[Plotting code records]
==============================

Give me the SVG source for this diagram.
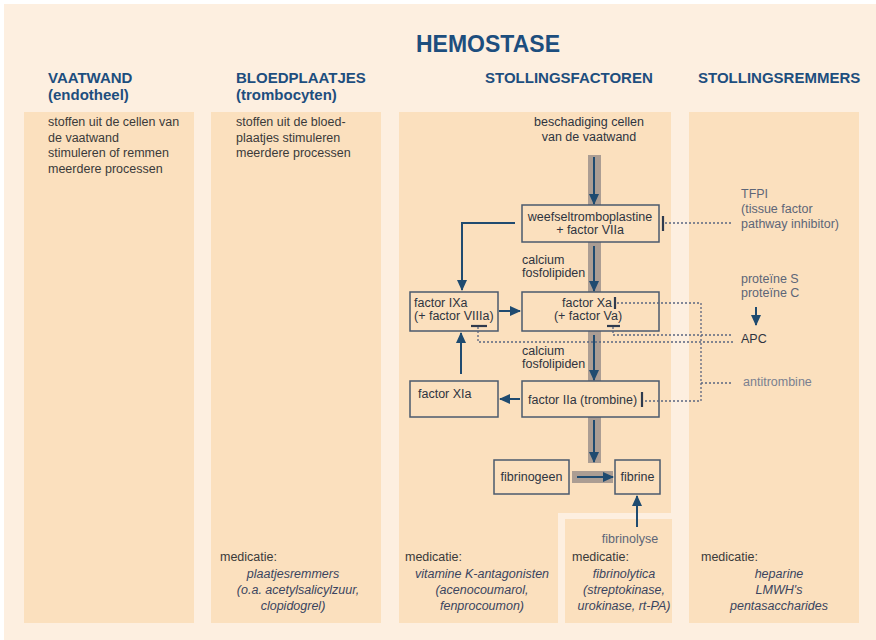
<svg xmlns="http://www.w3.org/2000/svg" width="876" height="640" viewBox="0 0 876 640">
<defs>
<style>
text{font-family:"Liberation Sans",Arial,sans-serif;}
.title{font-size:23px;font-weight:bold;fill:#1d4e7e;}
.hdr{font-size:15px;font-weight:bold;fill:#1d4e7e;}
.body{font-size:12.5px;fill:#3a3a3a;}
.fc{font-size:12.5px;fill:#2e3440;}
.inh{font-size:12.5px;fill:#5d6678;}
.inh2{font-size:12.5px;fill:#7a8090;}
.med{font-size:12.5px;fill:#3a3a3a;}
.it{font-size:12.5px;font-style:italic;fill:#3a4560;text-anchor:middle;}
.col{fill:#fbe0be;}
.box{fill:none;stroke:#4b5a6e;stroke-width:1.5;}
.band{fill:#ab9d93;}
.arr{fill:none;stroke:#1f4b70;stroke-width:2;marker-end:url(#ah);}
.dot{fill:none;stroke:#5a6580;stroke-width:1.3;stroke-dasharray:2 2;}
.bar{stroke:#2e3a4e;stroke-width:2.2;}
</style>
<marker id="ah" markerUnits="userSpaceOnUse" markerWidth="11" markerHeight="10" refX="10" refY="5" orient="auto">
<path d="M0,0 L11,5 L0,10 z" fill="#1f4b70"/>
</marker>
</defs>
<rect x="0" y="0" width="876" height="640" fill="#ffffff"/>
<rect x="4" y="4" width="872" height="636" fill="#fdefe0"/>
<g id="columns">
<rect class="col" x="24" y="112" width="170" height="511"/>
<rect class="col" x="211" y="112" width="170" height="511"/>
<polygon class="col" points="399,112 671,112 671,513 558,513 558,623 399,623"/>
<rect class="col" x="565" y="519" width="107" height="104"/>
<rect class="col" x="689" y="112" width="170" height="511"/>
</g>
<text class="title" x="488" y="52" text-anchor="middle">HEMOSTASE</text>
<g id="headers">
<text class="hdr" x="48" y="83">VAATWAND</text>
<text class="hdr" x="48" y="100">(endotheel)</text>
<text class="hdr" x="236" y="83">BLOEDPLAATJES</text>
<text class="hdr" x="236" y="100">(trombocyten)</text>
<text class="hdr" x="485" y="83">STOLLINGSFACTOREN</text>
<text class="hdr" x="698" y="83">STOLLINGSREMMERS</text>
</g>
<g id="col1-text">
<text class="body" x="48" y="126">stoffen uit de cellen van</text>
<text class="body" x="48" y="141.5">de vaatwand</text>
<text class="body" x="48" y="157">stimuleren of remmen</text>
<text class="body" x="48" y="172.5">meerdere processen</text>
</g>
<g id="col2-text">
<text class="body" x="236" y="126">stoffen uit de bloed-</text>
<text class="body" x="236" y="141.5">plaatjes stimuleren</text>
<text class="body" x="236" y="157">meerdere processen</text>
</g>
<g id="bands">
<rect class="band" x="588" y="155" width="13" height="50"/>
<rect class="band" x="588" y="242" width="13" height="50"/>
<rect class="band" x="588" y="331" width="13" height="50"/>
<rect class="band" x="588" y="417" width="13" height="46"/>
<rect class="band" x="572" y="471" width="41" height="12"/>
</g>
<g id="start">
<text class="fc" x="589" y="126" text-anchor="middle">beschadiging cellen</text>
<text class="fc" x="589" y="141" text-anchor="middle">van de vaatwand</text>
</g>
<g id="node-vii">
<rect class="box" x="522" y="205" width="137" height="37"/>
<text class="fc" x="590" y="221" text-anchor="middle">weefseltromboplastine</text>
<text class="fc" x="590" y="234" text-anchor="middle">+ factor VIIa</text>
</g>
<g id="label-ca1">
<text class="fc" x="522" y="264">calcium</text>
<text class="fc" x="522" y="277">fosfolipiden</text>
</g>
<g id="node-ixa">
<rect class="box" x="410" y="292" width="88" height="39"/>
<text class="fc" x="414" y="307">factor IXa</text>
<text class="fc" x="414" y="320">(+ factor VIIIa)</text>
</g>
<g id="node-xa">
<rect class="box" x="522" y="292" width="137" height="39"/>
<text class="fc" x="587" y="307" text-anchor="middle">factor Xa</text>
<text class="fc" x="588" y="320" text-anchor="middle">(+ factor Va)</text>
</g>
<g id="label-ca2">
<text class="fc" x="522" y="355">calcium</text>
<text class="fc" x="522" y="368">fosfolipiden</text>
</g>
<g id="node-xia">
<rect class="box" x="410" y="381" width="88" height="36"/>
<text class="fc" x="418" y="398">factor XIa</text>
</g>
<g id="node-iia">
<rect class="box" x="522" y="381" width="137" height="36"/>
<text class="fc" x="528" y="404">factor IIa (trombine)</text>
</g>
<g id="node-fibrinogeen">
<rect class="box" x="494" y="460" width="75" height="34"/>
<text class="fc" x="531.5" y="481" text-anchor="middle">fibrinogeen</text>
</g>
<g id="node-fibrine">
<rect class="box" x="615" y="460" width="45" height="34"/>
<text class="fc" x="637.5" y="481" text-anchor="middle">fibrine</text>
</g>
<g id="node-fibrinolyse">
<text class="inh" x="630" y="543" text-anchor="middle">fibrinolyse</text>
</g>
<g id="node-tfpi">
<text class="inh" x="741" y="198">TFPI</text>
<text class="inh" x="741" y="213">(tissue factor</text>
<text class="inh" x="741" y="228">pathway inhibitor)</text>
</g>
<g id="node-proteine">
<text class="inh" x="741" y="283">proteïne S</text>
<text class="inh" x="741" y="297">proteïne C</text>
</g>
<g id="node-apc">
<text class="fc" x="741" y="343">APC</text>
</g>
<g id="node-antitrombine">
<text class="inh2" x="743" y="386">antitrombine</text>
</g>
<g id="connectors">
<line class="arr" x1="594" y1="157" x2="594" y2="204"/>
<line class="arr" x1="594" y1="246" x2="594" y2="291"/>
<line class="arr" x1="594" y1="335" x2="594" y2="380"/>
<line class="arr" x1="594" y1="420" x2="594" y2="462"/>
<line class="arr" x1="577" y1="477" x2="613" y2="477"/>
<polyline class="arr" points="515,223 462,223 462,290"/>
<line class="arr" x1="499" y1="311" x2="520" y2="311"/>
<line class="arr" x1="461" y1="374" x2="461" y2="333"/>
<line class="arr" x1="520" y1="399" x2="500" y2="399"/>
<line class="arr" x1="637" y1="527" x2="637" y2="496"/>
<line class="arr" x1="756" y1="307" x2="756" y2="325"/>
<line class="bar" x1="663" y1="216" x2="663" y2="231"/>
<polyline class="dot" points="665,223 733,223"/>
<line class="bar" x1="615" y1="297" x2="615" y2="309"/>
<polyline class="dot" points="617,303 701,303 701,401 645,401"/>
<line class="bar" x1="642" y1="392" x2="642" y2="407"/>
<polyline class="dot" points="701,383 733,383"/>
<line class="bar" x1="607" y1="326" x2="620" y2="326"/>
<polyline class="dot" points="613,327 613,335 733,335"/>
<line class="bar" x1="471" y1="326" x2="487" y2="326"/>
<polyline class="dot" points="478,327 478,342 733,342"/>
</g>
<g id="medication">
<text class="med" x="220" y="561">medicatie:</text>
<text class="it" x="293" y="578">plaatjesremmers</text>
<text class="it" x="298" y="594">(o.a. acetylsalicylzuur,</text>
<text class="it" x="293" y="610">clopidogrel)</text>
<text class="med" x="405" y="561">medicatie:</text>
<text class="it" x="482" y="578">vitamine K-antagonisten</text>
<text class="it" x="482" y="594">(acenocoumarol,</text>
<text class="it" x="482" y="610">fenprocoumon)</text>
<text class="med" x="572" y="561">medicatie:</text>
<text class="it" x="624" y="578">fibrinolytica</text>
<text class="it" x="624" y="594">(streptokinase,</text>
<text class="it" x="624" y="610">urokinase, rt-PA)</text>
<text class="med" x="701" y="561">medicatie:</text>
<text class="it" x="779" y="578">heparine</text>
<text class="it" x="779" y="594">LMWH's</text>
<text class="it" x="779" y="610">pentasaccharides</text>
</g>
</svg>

==============================

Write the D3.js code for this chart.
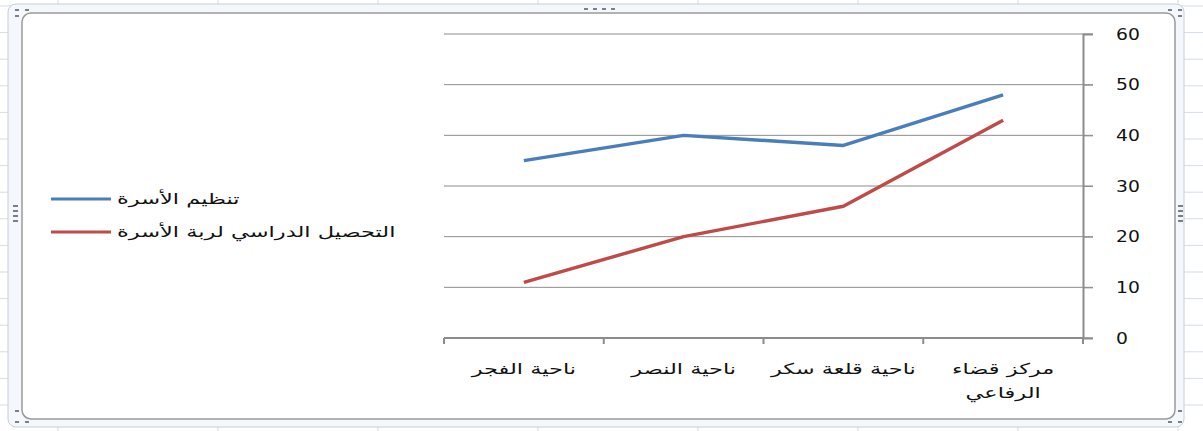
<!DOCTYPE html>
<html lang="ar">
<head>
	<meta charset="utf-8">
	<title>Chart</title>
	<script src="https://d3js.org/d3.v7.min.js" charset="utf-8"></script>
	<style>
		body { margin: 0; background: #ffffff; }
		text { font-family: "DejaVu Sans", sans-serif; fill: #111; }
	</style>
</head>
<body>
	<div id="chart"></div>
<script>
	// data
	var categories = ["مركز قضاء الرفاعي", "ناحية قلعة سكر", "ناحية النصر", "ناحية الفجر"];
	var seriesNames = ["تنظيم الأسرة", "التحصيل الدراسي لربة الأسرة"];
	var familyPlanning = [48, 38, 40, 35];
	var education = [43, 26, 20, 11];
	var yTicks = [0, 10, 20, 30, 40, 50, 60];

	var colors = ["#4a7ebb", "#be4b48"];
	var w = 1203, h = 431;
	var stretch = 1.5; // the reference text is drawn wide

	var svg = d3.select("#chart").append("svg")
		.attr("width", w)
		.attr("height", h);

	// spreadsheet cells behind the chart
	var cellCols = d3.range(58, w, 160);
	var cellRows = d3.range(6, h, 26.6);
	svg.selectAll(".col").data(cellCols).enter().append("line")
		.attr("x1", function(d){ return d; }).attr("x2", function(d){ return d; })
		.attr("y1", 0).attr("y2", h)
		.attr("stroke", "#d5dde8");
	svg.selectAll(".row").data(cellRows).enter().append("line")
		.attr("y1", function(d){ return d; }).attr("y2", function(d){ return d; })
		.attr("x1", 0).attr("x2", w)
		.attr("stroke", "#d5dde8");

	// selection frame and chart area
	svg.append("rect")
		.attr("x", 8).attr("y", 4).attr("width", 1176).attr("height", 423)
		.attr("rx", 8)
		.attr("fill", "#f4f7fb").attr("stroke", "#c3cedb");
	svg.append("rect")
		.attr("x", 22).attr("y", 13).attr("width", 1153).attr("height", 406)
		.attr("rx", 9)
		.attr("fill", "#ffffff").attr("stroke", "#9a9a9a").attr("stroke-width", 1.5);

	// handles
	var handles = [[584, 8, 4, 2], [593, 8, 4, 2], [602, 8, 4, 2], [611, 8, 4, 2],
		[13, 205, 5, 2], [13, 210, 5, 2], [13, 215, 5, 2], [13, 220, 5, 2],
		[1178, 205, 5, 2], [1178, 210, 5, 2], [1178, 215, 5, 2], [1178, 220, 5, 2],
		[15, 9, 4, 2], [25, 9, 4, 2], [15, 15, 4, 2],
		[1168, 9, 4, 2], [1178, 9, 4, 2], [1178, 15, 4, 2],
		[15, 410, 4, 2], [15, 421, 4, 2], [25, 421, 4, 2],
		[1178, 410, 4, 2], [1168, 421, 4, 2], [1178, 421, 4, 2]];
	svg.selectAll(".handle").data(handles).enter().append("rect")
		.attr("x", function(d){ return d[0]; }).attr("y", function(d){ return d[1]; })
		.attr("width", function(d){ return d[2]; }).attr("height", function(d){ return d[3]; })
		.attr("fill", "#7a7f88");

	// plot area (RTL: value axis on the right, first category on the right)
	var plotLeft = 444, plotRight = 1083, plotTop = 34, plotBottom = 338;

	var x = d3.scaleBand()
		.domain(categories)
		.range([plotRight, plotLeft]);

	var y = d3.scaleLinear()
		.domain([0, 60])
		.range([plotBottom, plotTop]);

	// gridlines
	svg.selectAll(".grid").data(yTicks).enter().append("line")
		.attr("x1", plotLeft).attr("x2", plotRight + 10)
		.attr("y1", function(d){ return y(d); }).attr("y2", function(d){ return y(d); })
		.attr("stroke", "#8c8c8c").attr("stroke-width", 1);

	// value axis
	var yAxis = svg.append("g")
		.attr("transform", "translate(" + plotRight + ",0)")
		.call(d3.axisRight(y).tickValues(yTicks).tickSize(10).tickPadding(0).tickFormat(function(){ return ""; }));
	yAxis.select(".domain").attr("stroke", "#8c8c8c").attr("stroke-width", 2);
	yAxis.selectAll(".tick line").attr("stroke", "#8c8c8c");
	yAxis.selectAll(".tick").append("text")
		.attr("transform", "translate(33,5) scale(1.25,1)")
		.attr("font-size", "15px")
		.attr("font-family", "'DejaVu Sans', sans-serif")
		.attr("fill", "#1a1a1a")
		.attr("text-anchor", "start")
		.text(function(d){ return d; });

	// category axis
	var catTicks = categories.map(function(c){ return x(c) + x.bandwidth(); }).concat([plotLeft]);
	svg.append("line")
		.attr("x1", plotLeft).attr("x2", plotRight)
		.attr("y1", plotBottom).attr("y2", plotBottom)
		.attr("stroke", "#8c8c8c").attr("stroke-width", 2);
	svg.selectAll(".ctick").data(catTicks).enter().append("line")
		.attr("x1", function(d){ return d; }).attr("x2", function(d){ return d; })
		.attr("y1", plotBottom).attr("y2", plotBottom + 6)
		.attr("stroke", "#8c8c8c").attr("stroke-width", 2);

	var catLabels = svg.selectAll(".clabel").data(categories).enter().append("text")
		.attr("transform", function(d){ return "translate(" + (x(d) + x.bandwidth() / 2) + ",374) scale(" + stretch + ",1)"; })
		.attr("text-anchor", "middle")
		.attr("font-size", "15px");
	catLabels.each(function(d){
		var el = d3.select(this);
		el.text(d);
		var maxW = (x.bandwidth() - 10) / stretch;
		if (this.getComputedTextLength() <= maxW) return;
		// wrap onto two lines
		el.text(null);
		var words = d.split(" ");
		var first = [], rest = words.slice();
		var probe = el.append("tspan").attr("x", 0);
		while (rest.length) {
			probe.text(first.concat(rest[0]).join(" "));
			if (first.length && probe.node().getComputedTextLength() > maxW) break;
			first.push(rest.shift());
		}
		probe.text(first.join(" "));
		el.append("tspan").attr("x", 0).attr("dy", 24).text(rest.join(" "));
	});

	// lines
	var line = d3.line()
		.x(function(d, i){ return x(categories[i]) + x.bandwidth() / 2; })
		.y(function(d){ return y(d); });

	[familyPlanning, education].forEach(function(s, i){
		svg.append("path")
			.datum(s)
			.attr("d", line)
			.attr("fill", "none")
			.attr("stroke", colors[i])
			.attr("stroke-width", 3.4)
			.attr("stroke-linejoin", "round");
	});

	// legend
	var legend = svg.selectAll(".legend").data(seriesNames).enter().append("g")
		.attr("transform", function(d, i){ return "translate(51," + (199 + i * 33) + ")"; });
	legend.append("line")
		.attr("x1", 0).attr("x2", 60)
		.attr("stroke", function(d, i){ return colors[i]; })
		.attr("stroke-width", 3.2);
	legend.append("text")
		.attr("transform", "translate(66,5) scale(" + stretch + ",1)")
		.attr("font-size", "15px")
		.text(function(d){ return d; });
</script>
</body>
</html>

==============================

Short task
How many of the lines above hold "this"? Answer with only the number.

Result
4